DIRECTIONS FOR THIS TASK:
How many lines in the records below hold the string "that"? Answer with the number alone.
►
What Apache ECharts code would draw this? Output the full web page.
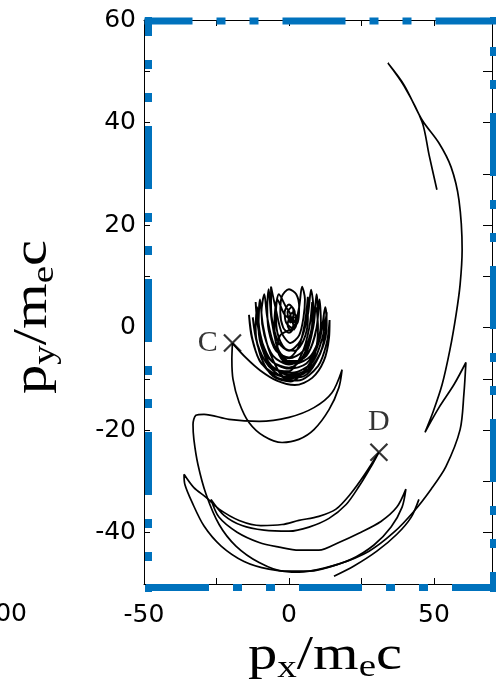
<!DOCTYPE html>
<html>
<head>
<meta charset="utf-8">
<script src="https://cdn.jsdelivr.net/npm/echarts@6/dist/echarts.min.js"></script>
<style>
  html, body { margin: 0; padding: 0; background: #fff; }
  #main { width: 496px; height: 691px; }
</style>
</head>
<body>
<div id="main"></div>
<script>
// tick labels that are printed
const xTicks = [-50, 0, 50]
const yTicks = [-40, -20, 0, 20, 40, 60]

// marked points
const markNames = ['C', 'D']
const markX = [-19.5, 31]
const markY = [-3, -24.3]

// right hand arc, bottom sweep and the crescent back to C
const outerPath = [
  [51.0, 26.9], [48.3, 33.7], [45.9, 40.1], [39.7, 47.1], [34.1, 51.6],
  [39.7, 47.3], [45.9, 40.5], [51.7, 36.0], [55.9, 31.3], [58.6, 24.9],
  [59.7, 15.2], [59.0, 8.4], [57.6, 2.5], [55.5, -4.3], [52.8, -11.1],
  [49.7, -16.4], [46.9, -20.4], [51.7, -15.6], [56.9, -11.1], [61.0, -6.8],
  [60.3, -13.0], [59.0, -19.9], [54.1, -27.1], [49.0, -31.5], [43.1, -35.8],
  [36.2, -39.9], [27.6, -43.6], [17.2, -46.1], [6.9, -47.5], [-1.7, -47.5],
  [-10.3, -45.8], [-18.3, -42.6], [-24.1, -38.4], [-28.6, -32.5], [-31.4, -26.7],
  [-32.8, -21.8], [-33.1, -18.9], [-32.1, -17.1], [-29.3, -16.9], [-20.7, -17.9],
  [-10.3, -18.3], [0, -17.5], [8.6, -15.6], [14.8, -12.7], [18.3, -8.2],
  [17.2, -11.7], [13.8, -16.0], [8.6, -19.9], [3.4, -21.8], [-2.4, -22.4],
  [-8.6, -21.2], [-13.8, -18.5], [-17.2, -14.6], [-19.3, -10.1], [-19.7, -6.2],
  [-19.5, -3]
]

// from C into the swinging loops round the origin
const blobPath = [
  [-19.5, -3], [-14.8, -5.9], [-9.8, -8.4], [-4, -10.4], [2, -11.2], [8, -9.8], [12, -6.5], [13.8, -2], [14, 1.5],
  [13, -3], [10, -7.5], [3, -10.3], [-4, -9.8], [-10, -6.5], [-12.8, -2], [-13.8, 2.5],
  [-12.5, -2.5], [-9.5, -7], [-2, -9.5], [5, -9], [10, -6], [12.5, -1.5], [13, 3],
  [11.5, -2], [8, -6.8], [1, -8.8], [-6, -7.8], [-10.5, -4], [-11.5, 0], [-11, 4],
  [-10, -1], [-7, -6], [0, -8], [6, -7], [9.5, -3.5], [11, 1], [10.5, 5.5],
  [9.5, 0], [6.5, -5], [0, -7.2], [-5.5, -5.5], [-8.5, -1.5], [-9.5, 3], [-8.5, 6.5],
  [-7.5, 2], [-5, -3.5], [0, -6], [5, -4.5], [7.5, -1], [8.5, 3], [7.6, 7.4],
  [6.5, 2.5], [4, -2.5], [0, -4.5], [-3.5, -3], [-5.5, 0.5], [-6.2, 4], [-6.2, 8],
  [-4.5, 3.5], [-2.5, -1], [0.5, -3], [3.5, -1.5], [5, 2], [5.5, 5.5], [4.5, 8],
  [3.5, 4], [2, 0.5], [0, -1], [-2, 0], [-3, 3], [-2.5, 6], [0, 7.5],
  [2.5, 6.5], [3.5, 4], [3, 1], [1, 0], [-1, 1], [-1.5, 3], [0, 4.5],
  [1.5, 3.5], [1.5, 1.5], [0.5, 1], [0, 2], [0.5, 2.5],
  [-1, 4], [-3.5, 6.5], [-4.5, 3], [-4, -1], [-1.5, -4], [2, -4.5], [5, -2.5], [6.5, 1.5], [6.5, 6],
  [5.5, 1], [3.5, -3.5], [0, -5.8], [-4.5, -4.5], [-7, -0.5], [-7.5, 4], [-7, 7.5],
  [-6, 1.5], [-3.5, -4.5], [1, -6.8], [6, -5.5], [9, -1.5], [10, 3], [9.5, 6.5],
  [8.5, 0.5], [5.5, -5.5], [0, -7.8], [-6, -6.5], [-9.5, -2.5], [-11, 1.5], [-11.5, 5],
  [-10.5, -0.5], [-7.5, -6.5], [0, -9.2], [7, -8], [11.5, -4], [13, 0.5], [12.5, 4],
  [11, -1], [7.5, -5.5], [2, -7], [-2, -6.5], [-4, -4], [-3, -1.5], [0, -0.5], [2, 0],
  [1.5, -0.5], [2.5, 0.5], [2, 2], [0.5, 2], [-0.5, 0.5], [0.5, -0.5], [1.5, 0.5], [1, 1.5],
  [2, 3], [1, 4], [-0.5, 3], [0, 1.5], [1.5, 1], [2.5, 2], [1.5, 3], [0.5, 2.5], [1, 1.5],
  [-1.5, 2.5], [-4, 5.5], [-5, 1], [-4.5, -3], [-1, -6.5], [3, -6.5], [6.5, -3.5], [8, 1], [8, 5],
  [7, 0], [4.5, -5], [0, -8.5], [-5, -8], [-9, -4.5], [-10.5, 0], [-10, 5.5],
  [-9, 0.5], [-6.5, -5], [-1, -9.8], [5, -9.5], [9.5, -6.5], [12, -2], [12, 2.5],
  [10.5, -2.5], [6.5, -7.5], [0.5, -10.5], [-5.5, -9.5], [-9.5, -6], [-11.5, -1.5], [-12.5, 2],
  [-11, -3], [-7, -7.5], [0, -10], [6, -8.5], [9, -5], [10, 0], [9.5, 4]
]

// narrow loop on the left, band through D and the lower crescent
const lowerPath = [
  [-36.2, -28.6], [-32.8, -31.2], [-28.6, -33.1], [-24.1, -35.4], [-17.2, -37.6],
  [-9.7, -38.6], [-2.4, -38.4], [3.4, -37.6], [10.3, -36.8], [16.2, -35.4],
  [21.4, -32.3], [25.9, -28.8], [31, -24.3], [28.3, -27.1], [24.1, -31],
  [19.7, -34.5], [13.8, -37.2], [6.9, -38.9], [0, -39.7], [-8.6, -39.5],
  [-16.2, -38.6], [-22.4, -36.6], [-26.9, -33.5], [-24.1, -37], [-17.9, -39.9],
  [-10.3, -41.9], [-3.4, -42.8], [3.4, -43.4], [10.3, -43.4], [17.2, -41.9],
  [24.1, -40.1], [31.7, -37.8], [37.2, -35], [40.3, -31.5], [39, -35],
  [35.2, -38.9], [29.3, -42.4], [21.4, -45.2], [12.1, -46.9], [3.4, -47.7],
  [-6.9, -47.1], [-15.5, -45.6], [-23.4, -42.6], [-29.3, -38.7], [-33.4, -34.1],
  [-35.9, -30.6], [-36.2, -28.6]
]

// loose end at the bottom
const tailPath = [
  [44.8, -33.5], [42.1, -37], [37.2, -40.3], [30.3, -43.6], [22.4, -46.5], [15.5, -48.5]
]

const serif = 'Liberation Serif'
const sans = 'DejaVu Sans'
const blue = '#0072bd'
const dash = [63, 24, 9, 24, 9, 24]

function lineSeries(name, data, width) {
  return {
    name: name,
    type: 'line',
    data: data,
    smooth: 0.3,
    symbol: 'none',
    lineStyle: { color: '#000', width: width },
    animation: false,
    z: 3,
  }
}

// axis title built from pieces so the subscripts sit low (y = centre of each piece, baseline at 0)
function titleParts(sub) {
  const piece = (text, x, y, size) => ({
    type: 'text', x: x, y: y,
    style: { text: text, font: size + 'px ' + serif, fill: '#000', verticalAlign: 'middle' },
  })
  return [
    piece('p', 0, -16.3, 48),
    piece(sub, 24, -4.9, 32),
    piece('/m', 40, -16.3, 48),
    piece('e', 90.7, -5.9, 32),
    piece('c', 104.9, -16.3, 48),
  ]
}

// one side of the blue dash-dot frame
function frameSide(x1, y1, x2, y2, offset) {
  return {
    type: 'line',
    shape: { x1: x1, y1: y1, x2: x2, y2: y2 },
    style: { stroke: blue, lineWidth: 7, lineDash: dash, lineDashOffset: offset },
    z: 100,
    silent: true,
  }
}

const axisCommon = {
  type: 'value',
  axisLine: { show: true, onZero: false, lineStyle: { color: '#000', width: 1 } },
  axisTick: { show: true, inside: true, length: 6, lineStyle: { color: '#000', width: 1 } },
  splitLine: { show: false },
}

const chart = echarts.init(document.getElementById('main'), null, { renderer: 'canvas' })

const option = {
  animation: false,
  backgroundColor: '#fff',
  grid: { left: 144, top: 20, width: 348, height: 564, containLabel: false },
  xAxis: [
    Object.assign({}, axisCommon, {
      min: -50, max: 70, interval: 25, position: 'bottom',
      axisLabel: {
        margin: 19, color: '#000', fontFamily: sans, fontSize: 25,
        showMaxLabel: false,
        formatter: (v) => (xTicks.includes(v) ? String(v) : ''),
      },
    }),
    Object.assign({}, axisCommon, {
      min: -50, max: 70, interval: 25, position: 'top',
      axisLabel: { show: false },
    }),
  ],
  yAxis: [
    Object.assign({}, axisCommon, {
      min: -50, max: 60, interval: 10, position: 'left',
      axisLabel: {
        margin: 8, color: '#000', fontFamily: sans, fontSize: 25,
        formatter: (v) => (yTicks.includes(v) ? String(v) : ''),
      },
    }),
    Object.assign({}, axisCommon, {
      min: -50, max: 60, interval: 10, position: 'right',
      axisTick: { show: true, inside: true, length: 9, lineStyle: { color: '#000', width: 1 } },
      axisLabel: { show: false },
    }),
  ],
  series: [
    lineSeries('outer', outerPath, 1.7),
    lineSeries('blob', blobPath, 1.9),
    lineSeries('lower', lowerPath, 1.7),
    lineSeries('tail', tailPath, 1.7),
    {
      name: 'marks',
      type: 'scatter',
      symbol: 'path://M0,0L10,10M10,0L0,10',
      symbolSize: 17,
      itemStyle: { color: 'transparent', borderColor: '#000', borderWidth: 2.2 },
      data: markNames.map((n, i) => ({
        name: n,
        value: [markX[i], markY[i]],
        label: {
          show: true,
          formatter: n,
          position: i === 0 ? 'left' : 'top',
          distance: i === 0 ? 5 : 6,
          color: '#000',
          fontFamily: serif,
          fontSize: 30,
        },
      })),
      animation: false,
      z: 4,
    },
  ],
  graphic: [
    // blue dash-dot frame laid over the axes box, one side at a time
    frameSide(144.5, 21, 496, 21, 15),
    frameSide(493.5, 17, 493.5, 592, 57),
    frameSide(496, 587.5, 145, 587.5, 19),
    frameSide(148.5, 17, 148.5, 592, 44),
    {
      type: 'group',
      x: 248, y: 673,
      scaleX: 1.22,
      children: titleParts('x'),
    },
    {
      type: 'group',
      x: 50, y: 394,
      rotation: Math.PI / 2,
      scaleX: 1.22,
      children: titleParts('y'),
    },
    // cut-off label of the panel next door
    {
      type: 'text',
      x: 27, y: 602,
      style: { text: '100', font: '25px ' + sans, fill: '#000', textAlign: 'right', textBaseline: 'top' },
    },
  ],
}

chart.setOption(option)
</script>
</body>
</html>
◄
►
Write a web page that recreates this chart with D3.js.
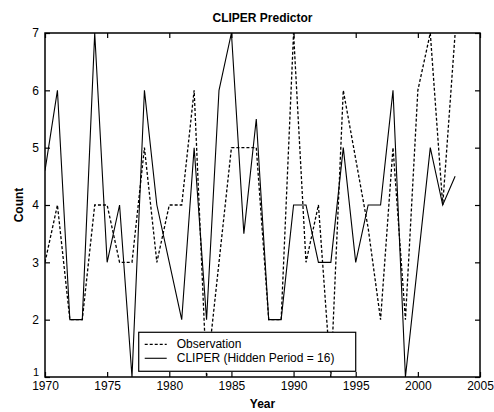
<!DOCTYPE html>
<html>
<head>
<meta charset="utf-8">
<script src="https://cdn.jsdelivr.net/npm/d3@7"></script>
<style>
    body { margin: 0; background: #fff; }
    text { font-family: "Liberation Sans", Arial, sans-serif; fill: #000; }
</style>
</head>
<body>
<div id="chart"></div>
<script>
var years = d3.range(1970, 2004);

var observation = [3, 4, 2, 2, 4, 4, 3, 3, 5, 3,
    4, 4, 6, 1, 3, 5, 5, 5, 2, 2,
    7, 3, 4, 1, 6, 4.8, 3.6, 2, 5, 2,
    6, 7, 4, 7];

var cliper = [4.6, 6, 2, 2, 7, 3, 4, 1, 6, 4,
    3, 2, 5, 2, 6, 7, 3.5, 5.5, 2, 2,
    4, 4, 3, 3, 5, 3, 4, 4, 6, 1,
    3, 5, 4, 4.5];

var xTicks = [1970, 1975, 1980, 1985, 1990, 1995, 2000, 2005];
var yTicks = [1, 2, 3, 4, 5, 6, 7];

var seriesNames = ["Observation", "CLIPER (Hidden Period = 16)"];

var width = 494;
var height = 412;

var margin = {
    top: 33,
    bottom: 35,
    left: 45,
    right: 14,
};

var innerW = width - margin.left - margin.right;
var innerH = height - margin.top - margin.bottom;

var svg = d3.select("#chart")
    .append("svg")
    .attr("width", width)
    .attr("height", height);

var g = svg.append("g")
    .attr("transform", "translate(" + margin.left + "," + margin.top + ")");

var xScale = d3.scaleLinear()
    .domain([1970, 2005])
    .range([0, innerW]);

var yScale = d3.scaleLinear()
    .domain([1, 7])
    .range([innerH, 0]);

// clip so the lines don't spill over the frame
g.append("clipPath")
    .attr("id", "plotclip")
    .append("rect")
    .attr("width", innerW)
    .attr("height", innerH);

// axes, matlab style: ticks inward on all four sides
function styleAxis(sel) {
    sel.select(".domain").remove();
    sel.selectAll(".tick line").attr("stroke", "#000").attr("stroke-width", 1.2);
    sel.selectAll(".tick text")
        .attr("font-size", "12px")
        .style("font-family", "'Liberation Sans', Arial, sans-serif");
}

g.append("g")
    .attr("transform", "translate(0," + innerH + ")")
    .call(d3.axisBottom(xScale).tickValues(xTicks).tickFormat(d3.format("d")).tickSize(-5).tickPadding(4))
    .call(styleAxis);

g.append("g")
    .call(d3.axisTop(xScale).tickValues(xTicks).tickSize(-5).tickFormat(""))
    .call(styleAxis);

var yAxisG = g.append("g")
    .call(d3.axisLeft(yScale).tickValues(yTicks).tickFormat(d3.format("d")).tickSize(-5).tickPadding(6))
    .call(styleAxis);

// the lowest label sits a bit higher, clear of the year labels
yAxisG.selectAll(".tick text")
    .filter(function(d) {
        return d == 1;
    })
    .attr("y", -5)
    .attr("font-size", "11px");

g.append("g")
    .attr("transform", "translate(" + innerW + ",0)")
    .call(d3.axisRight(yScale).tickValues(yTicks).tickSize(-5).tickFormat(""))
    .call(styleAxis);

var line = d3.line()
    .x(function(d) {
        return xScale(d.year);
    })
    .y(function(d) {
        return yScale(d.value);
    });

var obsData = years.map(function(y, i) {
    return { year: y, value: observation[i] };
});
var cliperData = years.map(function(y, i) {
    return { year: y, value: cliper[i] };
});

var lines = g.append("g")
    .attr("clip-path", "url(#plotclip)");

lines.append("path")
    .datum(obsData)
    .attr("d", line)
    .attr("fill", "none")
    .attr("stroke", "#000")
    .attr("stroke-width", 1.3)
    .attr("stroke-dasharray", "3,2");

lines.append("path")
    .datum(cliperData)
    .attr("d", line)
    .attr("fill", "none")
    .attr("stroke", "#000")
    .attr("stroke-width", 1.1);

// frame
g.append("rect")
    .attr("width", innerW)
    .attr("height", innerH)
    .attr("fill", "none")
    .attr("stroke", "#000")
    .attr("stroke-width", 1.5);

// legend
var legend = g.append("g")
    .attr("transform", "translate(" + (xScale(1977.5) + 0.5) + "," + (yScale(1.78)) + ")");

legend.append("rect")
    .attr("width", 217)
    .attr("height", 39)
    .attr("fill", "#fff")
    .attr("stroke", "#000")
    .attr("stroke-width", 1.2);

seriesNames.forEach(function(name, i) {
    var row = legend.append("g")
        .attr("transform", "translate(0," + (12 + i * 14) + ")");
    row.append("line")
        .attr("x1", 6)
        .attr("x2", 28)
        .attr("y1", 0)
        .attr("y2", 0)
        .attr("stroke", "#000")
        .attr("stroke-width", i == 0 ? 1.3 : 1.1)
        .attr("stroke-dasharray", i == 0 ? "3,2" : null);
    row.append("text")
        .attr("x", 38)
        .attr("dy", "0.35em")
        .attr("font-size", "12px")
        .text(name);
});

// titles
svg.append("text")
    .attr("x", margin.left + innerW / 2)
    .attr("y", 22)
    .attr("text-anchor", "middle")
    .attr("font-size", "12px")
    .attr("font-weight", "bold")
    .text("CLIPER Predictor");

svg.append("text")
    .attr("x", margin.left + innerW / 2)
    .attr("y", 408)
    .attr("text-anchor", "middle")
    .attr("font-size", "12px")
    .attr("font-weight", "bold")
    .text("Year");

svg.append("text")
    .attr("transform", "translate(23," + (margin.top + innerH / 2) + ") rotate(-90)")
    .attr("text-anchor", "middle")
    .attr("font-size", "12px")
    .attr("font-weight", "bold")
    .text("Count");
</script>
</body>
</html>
◄
ANSWER IN FULL:
2